…The 5th of November!!
For those who are not in the know, the 5th of November is the night we celebrate Guy Fawkes.
But… Who was Guy Fawkes?
Imagine England in the 1600s.. Still under shock and divided between Catholics and Protestants; of course this goes way back since the reign of King Henry VIII. Four kings later, religion did not change and the pressure was still undergoing. The story of Guy Fawkes happened two years after James I was crowned as king. In fact, Fawkes was one of the main members of The Gunpowder Plot of 1605. A group of Catholics have attempted to bomb, or rather blow up the House of Parliament and kill the king. The idea was to protest against the rule of a Protestant King. Guy was the chosen one, the one to light the fuse on D DAY. Because of this reason, he got a lot of attention regarding the conspiracy story; and also a day named after him.
If the story sounds familiar to you… It is probably because you have watched the film V for Vendetta.
Join me tonight and make it a yearly habit; Join me by watching this. Lets remember this night of treason, together.
So, what are we celebrating on this day?
I would dare say, that for the Brits, this day is Thanksgiving Day. The tradition itself started on the same day and year that the Gunpowder Plot had the failed coup. It started as a joyful celebration of Londoners, relieved that their King was saved. This was done by the means of a bonfire.
As time went by, the celebration became more elaborate.
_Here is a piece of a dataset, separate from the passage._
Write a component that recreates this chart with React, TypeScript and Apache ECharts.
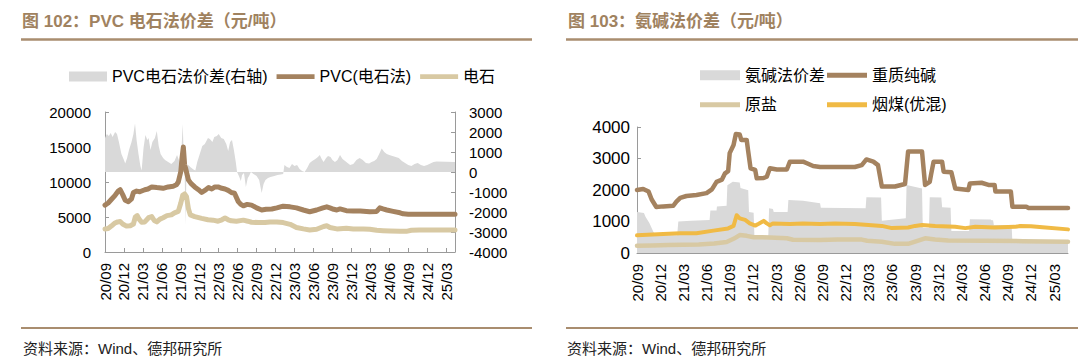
import { useEffect, useRef } from "react";
import * as echarts from "echarts";

// x values are months since 2020-09
const tickLabels = ["20/09","20/12","21/03","21/06","21/09","21/12","22/03","22/06","22/09","22/12","23/03","23/06","23/09","23/12","24/03","24/06","24/09","24/12","25/03"];

const pvcSpread: [number, number][] = [
  [0,1700],[0.3,1900],[0.6,1800],[0.9,1950],[1.2,1750],[1.6,2000],[1.9,1900],[2.2,1500],[2.6,900],[3.0,600],[3.2,430],[3.5,700],[3.8,1100],[4.2,1500],[4.5,1900],[4.75,2430],[5.0,1600],[5.3,900],[5.6,300],[5.8,80],[6.1,1200],[6.4,1850],[6.7,1600],[6.9,1700],[7.2,1100],[7.5,1500],[7.9,1700],[8.2,2050],[8.5,1300],[8.8,900],[9.2,700],[9.5,600],[10.0,500],[10.5,400],[11.0,550],[11.4,850],[11.7,600],[12.0,420],[12.3,2400],[12.45,900],[12.6,200],[12.75,-2650],[12.9,200],[13.2,350],[13.5,250],[14.0,120],[14.3,80],[14.6,500],[15.0,900],[15.4,1300],[15.8,1400],[16.3,1700],[16.6,1650],[17.0,1500],[17.3,1750],[17.7,1800],[18.0,1900],[18.4,1700],[18.8,1650],[19.2,1400],[19.5,1050],[19.8,1500],[20.1,1600],[20.4,1100],[20.7,500],[20.9,0],[21.2,-200],[21.5,-450],[21.7,-150],[22.0,-50],[22.3,-750],[22.6,-300],[22.8,-200],[23.1,0],[23.5,-100],[24.0,-200],[24.4,-400],[24.8,-1050],[25.1,-600],[25.4,-400],[25.8,-300],[26.2,-250],[26.8,-200],[27.3,-150],[27.8,-120],[28.2,-100],[28.4,350],[28.8,250],[29.2,200],[29.6,400],[30.0,300],[30.4,350],[30.8,150],[31.2,50],[31.6,0],[32.0,200],[32.4,450],[32.8,550],[33.3,650],[33.7,750],[34.0,850],[34.3,650],[34.6,500],[35.0,700],[35.3,800],[35.7,750],[36.0,600],[36.4,500],[36.8,600],[37.2,850],[37.6,650],[38.0,550],[38.4,450],[38.8,350],[39.3,400],[39.8,600],[40.3,700],[40.8,600],[41.3,450],[41.8,420],[42.2,500],[42.6,550],[43.0,650],[43.4,900],[43.8,1180],[44.2,1000],[44.6,900],[45.0,850],[45.5,800],[46.0,750],[46.5,700],[47.0,550],[47.5,450],[48.0,350],[48.5,300],[49.0,400],[49.5,450],[50.0,350],[50.5,300],[51.0,350],[51.5,420],[52.0,500],[52.5,520],[55.4,500]
];

const pvcPrice: [number, number][] = [
  [0,6700],[0.5,7000],[1.0,7500],[1.6,8100],[2.1,8700],[2.4,8900],[2.8,8200],[3.2,7400],[3.7,7200],[4.2,7600],[4.5,8500],[5.0,8700],[5.5,8600],[6.3,8900],[6.8,9000],[7.4,9300],[8.2,9200],[9.2,9100],[10.0,9300],[10.8,9400],[11.3,9600],[11.6,10000],[12.0,11500],[12.2,13500],[12.4,15000],[12.6,12500],[12.8,11800],[13.2,10300],[13.6,9800],[14.2,9300],[14.8,8900],[15.3,8500],[15.8,8800],[16.4,9200],[16.9,9000],[17.4,9300],[17.9,9300],[18.5,9100],[19.0,9000],[19.5,8800],[20.0,8500],[20.5,8400],[21.1,7200],[21.5,6800],[21.9,6600],[22.5,6800],[23.2,6700],[24.0,6300],[24.8,6000],[25.5,6100],[26.4,6150],[27.2,6300],[28.2,6550],[29.3,6450],[30.3,6300],[31.4,6000],[32.4,5750],[33.5,6000],[34.5,6300],[35.1,6450],[35.6,6300],[36.2,6100],[36.7,6000],[37.2,6150],[38.2,5900],[39.3,5850],[40.4,5850],[41.9,5750],[43.0,5800],[43.5,6300],[44.0,6150],[44.6,6000],[45.6,5800],[46.7,5600],[47.2,5450],[48.0,5400],[55.4,5400]
];

const carbidePrice: [number, number][] = [
  [0,3300],[0.5,3350],[1.0,3700],[1.5,4100],[2.0,4300],[2.4,4350],[2.8,4000],[3.4,3700],[4.0,3750],[4.5,4000],[4.8,5000],[5.1,5200],[5.4,4700],[5.8,4250],[6.3,4300],[6.9,4900],[7.4,5050],[7.8,4500],[8.2,4300],[8.7,4700],[9.2,4900],[9.8,5200],[10.5,5300],[11.0,5600],[11.6,5800],[12.0,7000],[12.3,8100],[12.6,8300],[12.9,7900],[13.2,6200],[13.5,5300],[14.2,5050],[15.3,4800],[16.3,4600],[17.1,4550],[17.9,4400],[18.5,4600],[19.0,4850],[19.5,4600],[20.0,4450],[20.8,4400],[21.9,4550],[22.6,4400],[23.2,4250],[24.3,4200],[25.3,4200],[26.1,4300],[27.2,4300],[28.2,4200],[29.3,3950],[30.3,3500],[31.4,3300],[32.4,3150],[33.5,3250],[34.6,3650],[35.1,3750],[35.6,3500],[36.7,3300],[38.2,3400],[39.3,3300],[40.9,3300],[41.9,3250],[43.0,3100],[44.0,3050],[45.1,3000],[46.7,2950],[47.7,2950],[48.5,3100],[49.8,3150],[55.4,3150]
];

const ammoniaSpread: [number, number][] = [
  [0,1300],[0.9,1270],[1.1,1150],[1.6,950],[2.1,680],[2.4,560],[5.2,560],[5.35,1000],[7,1020],[9.4,1050],[9.5,1350],[10.3,1350],[10.35,1480],[11.6,1500],[11.7,2150],[12.4,2260],[13.3,2240],[13.4,2060],[14.4,1990],[14.5,1300],[15.1,1280],[15.2,550],[17.0,550],[17.1,1420],[17.6,1400],[17.7,1300],[19.5,1300],[19.6,1680],[21.5,1660],[23.7,1580],[23.8,1440],[29.6,1420],[29.7,1770],[31.6,1760],[31.7,1020],[34.8,1100],[34.9,2160],[36.9,2050],[37.0,800],[37.8,800],[37.9,1770],[39.4,1760],[39.5,1450],[40.6,1440],[40.7,700],[43.0,700],[43.1,1070],[45.8,1060],[45.9,1040],[46.1,1040],[46.2,890],[48.5,890],[48.6,330],[55.8,330]
];

const sodaAsh: [number, number][] = [
  [0,2000],[0.8,2030],[1.5,1950],[1.9,1700],[2.5,1460],[3.4,1480],[4.7,1500],[5.1,1630],[5.6,1750],[6.4,1810],[7.7,1840],[9.0,1900],[9.7,2020],[10.3,2260],[11.0,2330],[11.4,2530],[11.8,2600],[12.0,3170],[12.5,3430],[12.8,3780],[13.3,3760],[13.5,3590],[14.2,3590],[14.4,3220],[14.7,2690],[15.3,2640],[15.5,2370],[16.4,2380],[16.8,2420],[17.2,2690],[18.1,2650],[19.4,2650],[19.8,2900],[21.5,2900],[22.0,2850],[22.8,2760],[23.7,2730],[25.6,2730],[28.2,2730],[29.1,2790],[29.7,2970],[30.6,2900],[31.2,2790],[31.7,2110],[33.4,2110],[34.7,2190],[35.1,3220],[36.9,3220],[37.3,2160],[37.9,2260],[38.1,2530],[38.4,2900],[39.5,2900],[39.7,2580],[40.7,2560],[41.2,2050],[42.9,2000],[43.1,2210],[44.6,2230],[45.5,2160],[46.3,2160],[46.4,1950],[48.4,1950],[48.6,1470],[50.4,1470],[50.7,1430],[55.8,1430]
];

const rawSalt: [number, number][] = [
  [0,230],[2,240],[4,255],[6,260],[8,270],[10,300],[11.6,350],[12.5,450],[13.3,570],[14.2,545],[15.1,500],[17.2,495],[19.4,470],[20.2,420],[23.7,415],[26,430],[29.1,425],[29.8,390],[31.7,360],[33.4,290],[35.1,290],[36,360],[37.3,465],[38.6,430],[40.3,395],[45,390],[50,375],[55.8,360]
];

const coal: [number, number][] = [
  [0,560],[3.4,600],[5.6,625],[7.7,630],[9.9,710],[11.8,780],[12.5,860],[12.9,1200],[13.3,1100],[14,1050],[14.6,940],[15.3,870],[15.7,920],[16.4,1020],[16.8,940],[17.2,880],[17.6,940],[19.8,920],[21.5,940],[23.7,920],[25.6,940],[28.2,920],[31.7,860],[33,790],[35.1,810],[36,860],[36.9,890],[38.6,860],[41.2,830],[42.5,790],[43.8,830],[46.3,810],[48.9,830],[49.6,855],[51,850],[52.5,815],[55.8,750]
];

const FONT = "'Liberation Sans', 'Noto Sans CJK SC', sans-serif";
const GRAY = "#d9d9d9";
const BROWN = "#a4825f";
const BEIGE = "#d8c9a3";
const ORANGE = "#f0ba45";
const AXIS = "#9a9a9a";
const TITLE_C = "#a0825f";
const RULE_C = "#a98d6f";
const LINE_ICON = "path://M0,0L40,0L40,5L0,5Z";

const tickValues = tickLabels.map((_, i) => i * 3);

function xAxis(gridIndex: number, max: number) {
  return {
    type: "value", gridIndex, min: 0, max, interval: 3,
    axisLine: { show: true, onZero: false, lineStyle: { color: AXIS, width: 1 } },
    axisTick: { show: true, inside: true, length: 4, customValues: tickValues, lineStyle: { color: AXIS } },
    axisLabel: {
      rotate: 90, margin: 11, fontSize: 15, color: "#000", fontFamily: FONT,
      customValues: tickValues,
      formatter: (v: number) => tickLabels[Math.round(v / 3)] ?? "",
    },
    splitLine: { show: false },
  };
}

function yAxis(gridIndex: number, min: number, max: number, interval: number, position: string, margin: number, fontSize: number) {
  return {
    type: "value", gridIndex, min, max, interval, position,
    axisLine: { show: true, onZero: false, lineStyle: { color: AXIS, width: 1 } },
    axisTick: { show: true, inside: true, length: 4, lineStyle: { color: AXIS } },
    axisLabel: { margin, fontSize, color: "#000", fontFamily: FONT, formatter: (v: number) => String(v) },
    splitLine: { show: false },
  };
}

function lineSeries(name: string, xi: number, yi: number, data: [number, number][], color: string, width: number, z: number) {
  return {
    name, type: "line", xAxisIndex: xi, yAxisIndex: yi, data, symbol: "none", showSymbol: false, z,
    itemStyle: { color },
    lineStyle: { color, width, cap: "round", join: "round" },
  };
}

function areaSeries(name: string, xi: number, yi: number, data: [number, number][]) {
  return {
    name, type: "line", xAxisIndex: xi, yAxisIndex: yi, data, symbol: "none", showSymbol: false, z: 1,
    itemStyle: { color: GRAY },
    lineStyle: { width: 0, color: GRAY },
    areaStyle: { color: GRAY, opacity: 1 },
  };
}

const legendText = { fontSize: 16, color: "#000", fontFamily: FONT, lineHeight: 16 };

export default function App() {
  const ref = useRef<HTMLDivElement>(null);
  useEffect(() => {
    document.body.style.margin = "0";
    const chart = echarts.init(ref.current!, null, { renderer: "svg" });
    chart.setOption({
      animation: false,
      color: [GRAY, BROWN, BEIGE, GRAY, BROWN, BEIGE, ORANGE],
      textStyle: { fontFamily: FONT },
      title: [
        { text: "图 102：PVC 电石法价差（元/吨）", left: 22, top: 13, padding: 0,
          textStyle: { fontSize: 17, fontWeight: "bold", color: TITLE_C, fontFamily: FONT } },
        { text: "图 103：氨碱法价差（元/吨）", left: 568, top: 13, padding: 0,
          textStyle: { fontSize: 17, fontWeight: "bold", color: TITLE_C, fontFamily: FONT } },
        { text: "资料来源：Wind、德邦研究所", left: 23, top: 341, padding: 0,
          textStyle: { fontSize: 15, fontWeight: "normal", color: "#222", fontFamily: FONT } },
        { text: "资料来源：Wind、德邦研究所", left: 567, top: 341, padding: 0,
          textStyle: { fontSize: 15, fontWeight: "normal", color: "#222", fontFamily: FONT } },
      ],
      graphic: [
        { type: "line", shape: { x1: 21, y1: 39.5, x2: 532, y2: 39.5 }, style: { stroke: RULE_C, lineWidth: 2.5 } },
        { type: "line", shape: { x1: 566, y1: 39.5, x2: 1078, y2: 39.5 }, style: { stroke: RULE_C, lineWidth: 2.5 } },
        { type: "line", shape: { x1: 21, y1: 328, x2: 532, y2: 328 }, style: { stroke: RULE_C, lineWidth: 2 } },
        { type: "line", shape: { x1: 566, y1: 328, x2: 1078, y2: 328 }, style: { stroke: RULE_C, lineWidth: 2 } },
      ],
      legend: [
        { left: 69, top: 68.5, padding: 0, itemWidth: 38, itemHeight: 10, itemGap: 9, textStyle: legendText,
          data: [
            { name: "PVC电石法价差(右轴)", icon: "rect" },
            { name: "PVC(电石法)", icon: LINE_ICON },
            { name: "电石", icon: LINE_ICON },
          ] },
        { left: 700, top: 67.3, padding: 0, orient: "vertical", itemWidth: 40, itemHeight: 10, itemGap: 13.4, textStyle: legendText,
          data: [
            { name: "氨碱法价差", icon: "rect" },
            { name: "原盐", icon: LINE_ICON },
          ] },
        { left: 827, top: 67.3, padding: 0, orient: "vertical", itemWidth: 40, itemHeight: 10, itemGap: 13.4, textStyle: legendText,
          data: [
            { name: "重质纯碱", icon: LINE_ICON },
            { name: "烟煤(优混)", icon: LINE_ICON },
          ] },
      ],
      grid: [
        { left: 105, top: 112, width: 350, height: 140 },
        { left: 637, top: 127, width: 431, height: 126 },
      ],
      xAxis: [xAxis(0, 55.4), xAxis(1, 55.8)],
      yAxis: [
        yAxis(0, 0, 20000, 5000, "left", 14, 15),
        yAxis(0, -4000, 3000, 1000, "right", 14, 15),
        yAxis(1, 0, 4000, 1000, "left", 7, 17),
      ],
      series: [
        areaSeries("PVC电石法价差(右轴)", 0, 1, pvcSpread),
        lineSeries("PVC(电石法)", 0, 0, pvcPrice, BROWN, 5, 3),
        lineSeries("电石", 0, 0, carbidePrice, BEIGE, 5, 2),
        areaSeries("氨碱法价差", 1, 2, ammoniaSpread),
        lineSeries("重质纯碱", 1, 2, sodaAsh, BROWN, 4.5, 3),
        lineSeries("原盐", 1, 2, rawSalt, BEIGE, 4.5, 2),
        lineSeries("烟煤(优混)", 1, 2, coal, ORANGE, 4, 2),
      ],
    });
    return () => chart.dispose();
  }, []);
  return <div ref={ref} style={{ width: 1080, height: 361 }} />;
}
Preparations for the Bonfire Night did not include just the bonfire, but also fireworks. Before this day, some would also dare making a dummy of Guy Fawkes, the Pope and some even of politicians. Guy’s dummy is placed on top of the bonfire, and once it is alight, people would throw into the fire the other dummies. Fireworks display fills the sky all over Britain, and some would also light their own fireworks from their home garden.
Bonfire Night is not just celebrated in Britain, as the tradition itself crossed oceans all over and has become popular in a lot of the British colonies along the years. Canada and New Zealand for instance still celebrate it.